Ao contrário, o país está perdendo tempo em não reconhecer a importância da reforma agrária para os alijados do campo. Isso, é verdade, não tem necessariamente a ver com o chamado agronegócio. Tem a ver com o potencial das terras que permanecem ociosas e com a questão social do país. Mas a exclusão não é neutra do ponto de vista da geração de riqueza, pois alijar milhões de cidadãos da produção é também gerar um grande prejuízo econômico. É certo que a questão agrícola é uma, e a agrária é outra. A produção agrícola pode aumentar, mesmo sem reforma agrária, porque o investidor capitalista, no limite, pode arrendar a terra. Isso já era verdade na Inglaterra do século XVIII, e se os reformistas dos anos cinqüenta no Brasil não sabiam disso teoricamente, tiveram que aprender na prática nas décadas seguintes.

Mas a não-solução da questão agrária no Brasil não se deve a um erro teórico, mesmo porque o erro poderia ter sido evitado se tivessem lido, na época, a obra de Smith, Ricardo ou Marx, por exemplo. A reforma agrária não se fez por que o país foi submetido a duas décadas de ditadura militar, e está gastando outras tantas décadas para remover o entulho, justamente devido ao saudosismo da dominação patriarcal arraigado.

Resultado: desde então o país não pode usufruir os benefícios do desenvolvimento, porque aquele modelo gerou mecanismos concentradores e expropriadores, intricados na estrutura burocrática do governo e das instituições bancárias.
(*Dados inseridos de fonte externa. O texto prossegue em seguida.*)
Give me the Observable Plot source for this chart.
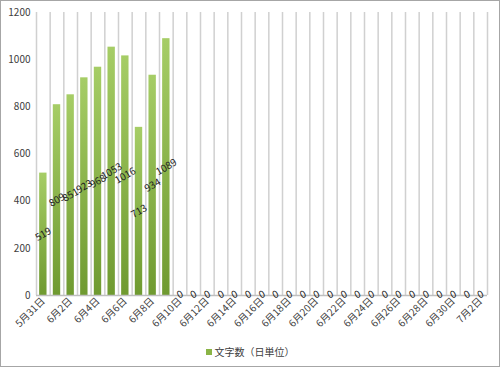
<!DOCTYPE html>
<html><head><meta charset="utf-8">
<script src="https://cdn.jsdelivr.net/npm/d3@7"></script>
<script src="https://cdn.jsdelivr.net/npm/@observablehq/plot@0.6"></script>
<style>
body{margin:0;background:#fff;font-family:"Noto Sans CJK JP","Noto Sans",sans-serif;}
#frame{position:absolute;left:0;top:0;width:500px;height:367px;box-sizing:border-box;border:1px solid #a6a6a6;background:#fff;}
#legend{position:absolute;left:0;width:498px;top:343px;text-align:center;font-size:10px;color:#404040;}
#legend span.sw{display:inline-block;width:6px;height:6px;background:#8ab446;margin-right:3px;vertical-align:1px;}
</style></head>
<body>
<div id="frame"><div id="chart"></div><div id="legend"><span class="sw"></span>文字数（日単位）</div></div>
<script>
const days = ["5月31日","6月1日","6月2日","6月3日","6月4日","6月5日","6月6日","6月7日","6月8日","6月9日","6月10日","6月11日","6月12日","6月13日","6月14日","6月15日","6月16日","6月17日","6月18日","6月19日","6月20日","6月21日","6月22日","6月23日","6月24日","6月25日","6月26日","6月27日","6月28日","6月29日","6月30日","7月1日","7月2日"];
const counts = [519,809,851,923,968,1053,1016,713,934,1089,0,0,0,0,0,0,0,0,0,0,0,0,0,0,0,0,0,0,0,0,0,0,0];
const yTicks = [0,200,400,600,800,1000,1200];

const data = days.map((d,i)=>({i, day:d, v:counts[i]}));
const nonzero = data.filter(d=>d.v>0);
const zeros = data.filter(d=>d.v===0);

const chart = Plot.plot({
  width: 498, height: 335,
  marginLeft: 35, marginRight: 12, marginTop: 11, marginBottom: 41,
  style: {fontFamily: '"Noto Sans CJK JP","Noto Sans",sans-serif', fontSize: "10px", color: "#404040", background: "transparent"},
  x: {type: "linear", domain: [0, days.length], axis: null},
  y: {domain: [0,1200], ticks: yTicks, tickSize: 0, tickPadding: 6, label: null, tickFormat: d=>String(d)},
  marks: [
    Plot.ruleX(d3.range(days.length+1), {stroke: "#d0d0d0", strokeWidth: 1.5}),
    Plot.rectY(data, {x1: d=>d.i+0.23, x2: d=>d.i+0.77, y: "v", fill: "url(#barGrad)"}),
    Plot.ruleY([0], {stroke: "#bfbfbf", strokeWidth: 1.5}),
    Plot.axisX(data.filter(d=>d.i%2===0).map(d=>d.i+0.5), {tickSize: 0, tickPadding: 4, tickRotate: -45, tickFormat: d=>days[Math.floor(d)], label: null, fill: "#404040"}),
    Plot.text(nonzero, {x: d=>d.i+0.5, y: d=>d.v/2, text: d=>String(d.v), rotate: -30, fill: "#222", fontSize: 10}),
    Plot.text(zeros, {x: d=>d.i+0.5, y: 0, text: d=>String(d.v), dy: -1, rotate: -30, fill: "#222", fontSize: 10})
  ]
});
const defs = document.createElementNS("http://www.w3.org/2000/svg","defs");
defs.innerHTML = '<linearGradient id="barGrad" x1="0" y1="0" x2="0" y2="1"><stop offset="0" stop-color="#a6cd66"/><stop offset="1" stop-color="#6f9a30"/></linearGradient>';
chart.insertBefore(defs, chart.firstChild);
document.getElementById("chart").appendChild(chart);
</script>
</body></html>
Não é por acaso que milhões de produtores rurais, em meio a uma safra recorde, estão se queixando do tratamento dado ao setor. A reforma agrária deve mexer na estrutura fundiária, mas deve também democratizar o acesso ao crédito, ao seguro-safra, à assistência técnica, ao mercado. Ela significa dotar o país de uma grande estrutura de produtores politizados e organizados.

Portanto, se não se deve levantar a antinomia entre o agronegócio e a reforma agrária, no plano macro, também não se deve alijar o pequeno camponês dos grandes mercados. Claro que isso requer um grande percurso, mas é justamente isso que se chama reforma agrária. Um processo em que a terra é o começo, mas no qual o acesso ao mercado é também uma aspiração de muitos, e não apenas exclusividade de alguns. Pode-se argumentar que a concorrência, no final, comprometeria esse processo, e isso é verdade, mas o agricultor terá meios de se associar e de construir novas estratégias e preparar o seu futuro. O importante é reconhecer que o trabalhador sem-terra terá a oportunidade de deixar de ser um permanente desempregado e passar à condição de produtor livre de suas mercadorias.

É neste contexto que o MST anuncia o “Abril Vermelho”. Ele é explicitamente voltado a lembrar o massacre de Eldorado dos Carajás. Só nisso, a decisão é meritória: vivemos em um país que apagou seus registros sobre a escravidão, que hoje coqueteia com a idéia de apagar os registros da ditadura. Penso que uma nação verdadeira não apenas não tem medo de seu passado, como o cultiva da melhor maneira possível.

Em todo caso, não é transformando questões políticas reais em polêmicas acadêmicas que contribuiremos com o debate sobre a questão do campo. O MST é um movimento vivo, e traz a herança da CPT, mas de Trombas e Formoso, das Ligas Camponesas de Sapé e do índio guarani Sepé. E não se pode é negar o fato tangível de que os movimentos sociais eclodem aqui, não porque aqui está a lembrança mais recente da senzala, mas porque o país do agronegócio continua funcionando com o trabalho escravo, por exemplo, nas carvoarias e fazendas do sul do Maranhão e do Pará, e em muitos outros rincões.

Portanto, se queremos uma democracia que conviva bem com jagunços, sujeição do trabalhador e trabalho infantil, se o nosso conceito de democracia não se incomoda com os assassinatos no campo, então de fato a reforma agrária é desnecessária. Mas se queremos uma democracia minimamente substantiva, a questão será: podemos chegar a ela com a atual estrutura agrária? E se precisamos de uma reforma agrária, podemos prescindir de movimentos sociais fortes?

Edgard Malagodi, 62, é doutor em Sociologia e professor-titular do Programa de Pós-Graduação em Ciências Sociais da Universidade Federal de Campina Grande. É autor de ‘Propriedade Fundiária e Campesinato – Um estudo de Smith, Ricardo e Marx’.